## Goal of the exercise:
Omit all images, then return the remaining material exactly as it stands.

## Provided material:
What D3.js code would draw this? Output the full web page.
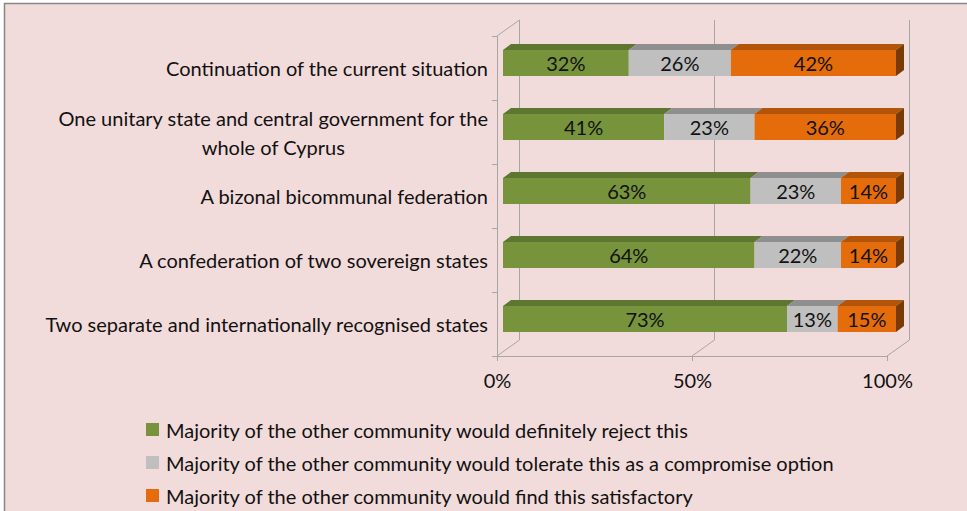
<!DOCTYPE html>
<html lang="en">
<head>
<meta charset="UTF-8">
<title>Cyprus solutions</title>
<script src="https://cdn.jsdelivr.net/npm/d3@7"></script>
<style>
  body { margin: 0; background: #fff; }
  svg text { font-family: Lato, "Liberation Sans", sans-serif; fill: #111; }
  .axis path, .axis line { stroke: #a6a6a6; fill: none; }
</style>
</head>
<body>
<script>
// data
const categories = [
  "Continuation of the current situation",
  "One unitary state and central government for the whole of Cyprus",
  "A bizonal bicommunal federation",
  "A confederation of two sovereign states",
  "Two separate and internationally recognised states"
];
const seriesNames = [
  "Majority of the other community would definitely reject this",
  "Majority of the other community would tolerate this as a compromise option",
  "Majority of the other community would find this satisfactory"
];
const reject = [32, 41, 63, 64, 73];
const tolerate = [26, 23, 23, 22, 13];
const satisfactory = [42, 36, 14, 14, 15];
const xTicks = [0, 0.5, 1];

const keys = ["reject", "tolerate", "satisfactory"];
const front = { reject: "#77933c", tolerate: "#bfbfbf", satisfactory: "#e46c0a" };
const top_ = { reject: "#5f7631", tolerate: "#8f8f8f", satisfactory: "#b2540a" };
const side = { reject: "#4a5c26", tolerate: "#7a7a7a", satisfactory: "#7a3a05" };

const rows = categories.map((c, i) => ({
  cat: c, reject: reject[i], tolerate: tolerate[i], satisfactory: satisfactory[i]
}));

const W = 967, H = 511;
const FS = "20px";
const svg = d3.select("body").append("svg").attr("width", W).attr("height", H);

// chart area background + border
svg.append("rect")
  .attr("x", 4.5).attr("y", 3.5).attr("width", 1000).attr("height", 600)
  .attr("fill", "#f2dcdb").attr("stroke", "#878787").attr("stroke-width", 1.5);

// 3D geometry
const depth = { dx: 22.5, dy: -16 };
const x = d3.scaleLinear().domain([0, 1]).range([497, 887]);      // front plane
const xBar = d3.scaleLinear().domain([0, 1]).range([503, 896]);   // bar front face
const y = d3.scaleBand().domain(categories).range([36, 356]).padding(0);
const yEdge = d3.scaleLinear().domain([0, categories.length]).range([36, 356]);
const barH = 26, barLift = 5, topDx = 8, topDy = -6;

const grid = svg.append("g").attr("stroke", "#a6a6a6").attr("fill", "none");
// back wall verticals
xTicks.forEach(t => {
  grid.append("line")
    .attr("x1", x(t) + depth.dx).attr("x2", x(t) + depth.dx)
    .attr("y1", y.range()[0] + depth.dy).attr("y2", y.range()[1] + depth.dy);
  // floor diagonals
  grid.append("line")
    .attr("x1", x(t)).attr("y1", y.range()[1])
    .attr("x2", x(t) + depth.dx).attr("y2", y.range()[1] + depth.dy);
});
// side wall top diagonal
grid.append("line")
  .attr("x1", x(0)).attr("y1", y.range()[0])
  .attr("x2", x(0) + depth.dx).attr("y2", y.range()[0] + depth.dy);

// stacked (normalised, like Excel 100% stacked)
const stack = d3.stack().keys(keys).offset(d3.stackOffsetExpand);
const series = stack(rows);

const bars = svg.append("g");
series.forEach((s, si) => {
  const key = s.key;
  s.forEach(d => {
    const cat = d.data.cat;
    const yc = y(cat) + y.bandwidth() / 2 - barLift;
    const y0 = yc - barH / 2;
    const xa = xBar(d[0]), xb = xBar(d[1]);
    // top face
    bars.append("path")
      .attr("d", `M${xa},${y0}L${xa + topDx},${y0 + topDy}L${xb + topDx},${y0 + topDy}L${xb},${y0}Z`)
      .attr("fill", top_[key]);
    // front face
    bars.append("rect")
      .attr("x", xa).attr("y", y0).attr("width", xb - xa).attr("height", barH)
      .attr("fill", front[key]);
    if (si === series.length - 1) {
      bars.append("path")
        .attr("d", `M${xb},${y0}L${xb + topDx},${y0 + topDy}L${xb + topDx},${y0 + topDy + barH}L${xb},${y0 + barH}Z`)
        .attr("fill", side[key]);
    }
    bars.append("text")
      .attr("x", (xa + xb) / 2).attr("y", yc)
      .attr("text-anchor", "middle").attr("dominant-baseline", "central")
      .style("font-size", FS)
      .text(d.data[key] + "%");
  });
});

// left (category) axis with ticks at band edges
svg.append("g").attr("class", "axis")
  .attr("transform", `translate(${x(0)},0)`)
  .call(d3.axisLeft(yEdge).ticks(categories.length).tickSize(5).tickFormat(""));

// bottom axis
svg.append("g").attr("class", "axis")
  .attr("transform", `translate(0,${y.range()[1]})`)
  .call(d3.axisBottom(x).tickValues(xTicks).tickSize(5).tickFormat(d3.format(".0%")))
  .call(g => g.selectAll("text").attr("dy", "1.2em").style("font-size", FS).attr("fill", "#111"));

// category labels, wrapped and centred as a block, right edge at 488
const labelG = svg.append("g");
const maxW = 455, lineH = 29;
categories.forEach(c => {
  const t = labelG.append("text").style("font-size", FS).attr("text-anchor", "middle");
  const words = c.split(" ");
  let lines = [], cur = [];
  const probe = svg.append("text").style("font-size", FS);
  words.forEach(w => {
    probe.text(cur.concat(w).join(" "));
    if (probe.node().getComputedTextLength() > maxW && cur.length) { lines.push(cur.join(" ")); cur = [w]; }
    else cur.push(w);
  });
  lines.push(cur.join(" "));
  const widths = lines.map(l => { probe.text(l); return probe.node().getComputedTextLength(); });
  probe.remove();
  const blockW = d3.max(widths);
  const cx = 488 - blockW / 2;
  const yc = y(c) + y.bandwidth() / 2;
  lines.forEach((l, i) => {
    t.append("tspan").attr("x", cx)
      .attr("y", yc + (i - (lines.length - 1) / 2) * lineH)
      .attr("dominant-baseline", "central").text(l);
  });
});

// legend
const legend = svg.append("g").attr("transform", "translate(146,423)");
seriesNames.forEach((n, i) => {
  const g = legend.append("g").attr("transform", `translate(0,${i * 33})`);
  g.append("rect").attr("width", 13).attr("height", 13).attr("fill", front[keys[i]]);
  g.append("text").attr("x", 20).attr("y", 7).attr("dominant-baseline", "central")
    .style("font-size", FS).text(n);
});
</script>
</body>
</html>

## Answer for the task:
What D3.js code would draw this? Output the full web page.
<!DOCTYPE html>
<html lang="en">
<head>
<meta charset="UTF-8">
<title>Cyprus solutions</title>
<script src="https://cdn.jsdelivr.net/npm/d3@7"></script>
<style>
  body { margin: 0; background: #fff; }
  svg text { font-family: Lato, "Liberation Sans", sans-serif; fill: #111; }
  .axis path, .axis line { stroke: #a6a6a6; fill: none; }
</style>
</head>
<body>
<script>
// data
const categories = [
  "Continuation of the current situation",
  "One unitary state and central government for the whole of Cyprus",
  "A bizonal bicommunal federation",
  "A confederation of two sovereign states",
  "Two separate and internationally recognised states"
];
const seriesNames = [
  "Majority of the other community would definitely reject this",
  "Majority of the other community would tolerate this as a compromise option",
  "Majority of the other community would find this satisfactory"
];
const reject = [32, 41, 63, 64, 73];
const tolerate = [26, 23, 23, 22, 13];
const satisfactory = [42, 36, 14, 14, 15];
const xTicks = [0, 0.5, 1];

const keys = ["reject", "tolerate", "satisfactory"];
const front = { reject: "#77933c", tolerate: "#bfbfbf", satisfactory: "#e46c0a" };
const top_ = { reject: "#5f7631", tolerate: "#8f8f8f", satisfactory: "#b2540a" };
const side = { reject: "#4a5c26", tolerate: "#7a7a7a", satisfactory: "#7a3a05" };

const rows = categories.map((c, i) => ({
  cat: c, reject: reject[i], tolerate: tolerate[i], satisfactory: satisfactory[i]
}));

const W = 967, H = 511;
const FS = "20px";
const svg = d3.select("body").append("svg").attr("width", W).attr("height", H);

// chart area background + border
svg.append("rect")
  .attr("x", 4.5).attr("y", 3.5).attr("width", 1000).attr("height", 600)
  .attr("fill", "#f2dcdb").attr("stroke", "#878787").attr("stroke-width", 1.5);

// 3D geometry
const depth = { dx: 22.5, dy: -16 };
const x = d3.scaleLinear().domain([0, 1]).range([497, 887]);      // front plane
const xBar = d3.scaleLinear().domain([0, 1]).range([503, 896]);   // bar front face
const y = d3.scaleBand().domain(categories).range([36, 356]).padding(0);
const yEdge = d3.scaleLinear().domain([0, categories.length]).range([36, 356]);
const barH = 26, barLift = 5, topDx = 8, topDy = -6;

const grid = svg.append("g").attr("stroke", "#a6a6a6").attr("fill", "none");
// back wall verticals
xTicks.forEach(t => {
  grid.append("line")
    .attr("x1", x(t) + depth.dx).attr("x2", x(t) + depth.dx)
    .attr("y1", y.range()[0] + depth.dy).attr("y2", y.range()[1] + depth.dy);
  // floor diagonals
  grid.append("line")
    .attr("x1", x(t)).attr("y1", y.range()[1])
    .attr("x2", x(t) + depth.dx).attr("y2", y.range()[1] + depth.dy);
});
// side wall top diagonal
grid.append("line")
  .attr("x1", x(0)).attr("y1", y.range()[0])
  .attr("x2", x(0) + depth.dx).attr("y2", y.range()[0] + depth.dy);

// stacked (normalised, like Excel 100% stacked)
const stack = d3.stack().keys(keys).offset(d3.stackOffsetExpand);
const series = stack(rows);

const bars = svg.append("g");
series.forEach((s, si) => {
  const key = s.key;
  s.forEach(d => {
    const cat = d.data.cat;
    const yc = y(cat) + y.bandwidth() / 2 - barLift;
    const y0 = yc - barH / 2;
    const xa = xBar(d[0]), xb = xBar(d[1]);
    // top face
    bars.append("path")
      .attr("d", `M${xa},${y0}L${xa + topDx},${y0 + topDy}L${xb + topDx},${y0 + topDy}L${xb},${y0}Z`)
      .attr("fill", top_[key]);
    // front face
    bars.append("rect")
      .attr("x", xa).attr("y", y0).attr("width", xb - xa).attr("height", barH)
      .attr("fill", front[key]);
    if (si === series.length - 1) {
      bars.append("path")
        .attr("d", `M${xb},${y0}L${xb + topDx},${y0 + topDy}L${xb + topDx},${y0 + topDy + barH}L${xb},${y0 + barH}Z`)
        .attr("fill", side[key]);
    }
    bars.append("text")
      .attr("x", (xa + xb) / 2).attr("y", yc)
      .attr("text-anchor", "middle").attr("dominant-baseline", "central")
      .style("font-size", FS)
      .text(d.data[key] + "%");
  });
});

// left (category) axis with ticks at band edges
svg.append("g").attr("class", "axis")
  .attr("transform", `translate(${x(0)},0)`)
  .call(d3.axisLeft(yEdge).ticks(categories.length).tickSize(5).tickFormat(""));

// bottom axis
svg.append("g").attr("class", "axis")
  .attr("transform", `translate(0,${y.range()[1]})`)
  .call(d3.axisBottom(x).tickValues(xTicks).tickSize(5).tickFormat(d3.format(".0%")))
  .call(g => g.selectAll("text").attr("dy", "1.2em").style("font-size", FS).attr("fill", "#111"));

// category labels, wrapped and centred as a block, right edge at 488
const labelG = svg.append("g");
const maxW = 455, lineH = 29;
categories.forEach(c => {
  const t = labelG.append("text").style("font-size", FS).attr("text-anchor", "middle");
  const words = c.split(" ");
  let lines = [], cur = [];
  const probe = svg.append("text").style("font-size", FS);
  words.forEach(w => {
    probe.text(cur.concat(w).join(" "));
    if (probe.node().getComputedTextLength() > maxW && cur.length) { lines.push(cur.join(" ")); cur = [w]; }
    else cur.push(w);
  });
  lines.push(cur.join(" "));
  const widths = lines.map(l => { probe.text(l); return probe.node().getComputedTextLength(); });
  probe.remove();
  const blockW = d3.max(widths);
  const cx = 488 - blockW / 2;
  const yc = y(c) + y.bandwidth() / 2;
  lines.forEach((l, i) => {
    t.append("tspan").attr("x", cx)
      .attr("y", yc + (i - (lines.length - 1) / 2) * lineH)
      .attr("dominant-baseline", "central").text(l);
  });
});

// legend
const legend = svg.append("g").attr("transform", "translate(146,423)");
seriesNames.forEach((n, i) => {
  const g = legend.append("g").attr("transform", `translate(0,${i * 33})`);
  g.append("rect").attr("width", 13).attr("height", 13).attr("fill", front[keys[i]]);
  g.append("text").attr("x", 20).attr("y", 7).attr("dominant-baseline", "central")
    .style("font-size", FS).text(n);
});
</script>
</body>
</html>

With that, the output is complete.